-- begin Collected data --

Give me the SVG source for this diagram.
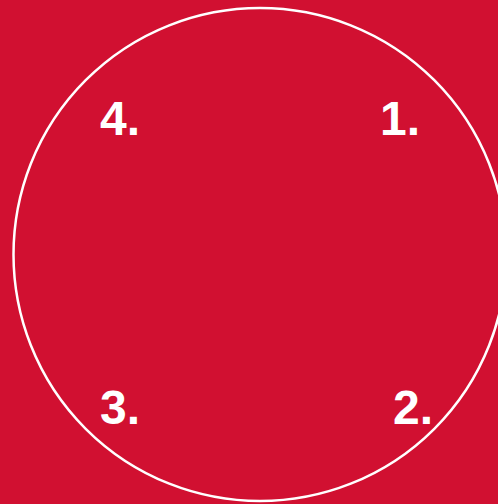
<svg xmlns="http://www.w3.org/2000/svg" width="498" height="504" viewBox="0 0 498 504">
<style>
.lbl{font-family:"Liberation Sans",Arial,sans-serif;font-weight:bold;font-size:48px;fill:#fff}
</style>
<rect width="498" height="504" fill="#D11031"/>
<g id="circle"><circle cx="260" cy="254.5" r="246.5" fill="none" stroke="#fff" stroke-width="2.5"/></g>
<g id="n1"><text class="lbl" x="380" y="135">1.</text></g>
<g id="n2"><text class="lbl" x="393" y="424">2.</text></g>
<g id="n3"><text class="lbl" x="100" y="424">3.</text></g>
<g id="n4"><text class="lbl" x="100" y="135">4.</text></g>
</svg>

-- end Collected data --

◆ **Aim of the exercise**
Give all the lines above again, character for character, without pictures.

◆ **Answer to the exercise**
Give me the SVG source for this diagram.
<svg xmlns="http://www.w3.org/2000/svg" width="498" height="504" viewBox="0 0 498 504">
<style>
.lbl{font-family:"Liberation Sans",Arial,sans-serif;font-weight:bold;font-size:48px;fill:#fff}
</style>
<rect width="498" height="504" fill="#D11031"/>
<g id="circle"><circle cx="260" cy="254.5" r="246.5" fill="none" stroke="#fff" stroke-width="2.5"/></g>
<g id="n1"><text class="lbl" x="380" y="135">1.</text></g>
<g id="n2"><text class="lbl" x="393" y="424">2.</text></g>
<g id="n3"><text class="lbl" x="100" y="424">3.</text></g>
<g id="n4"><text class="lbl" x="100" y="135">4.</text></g>
</svg>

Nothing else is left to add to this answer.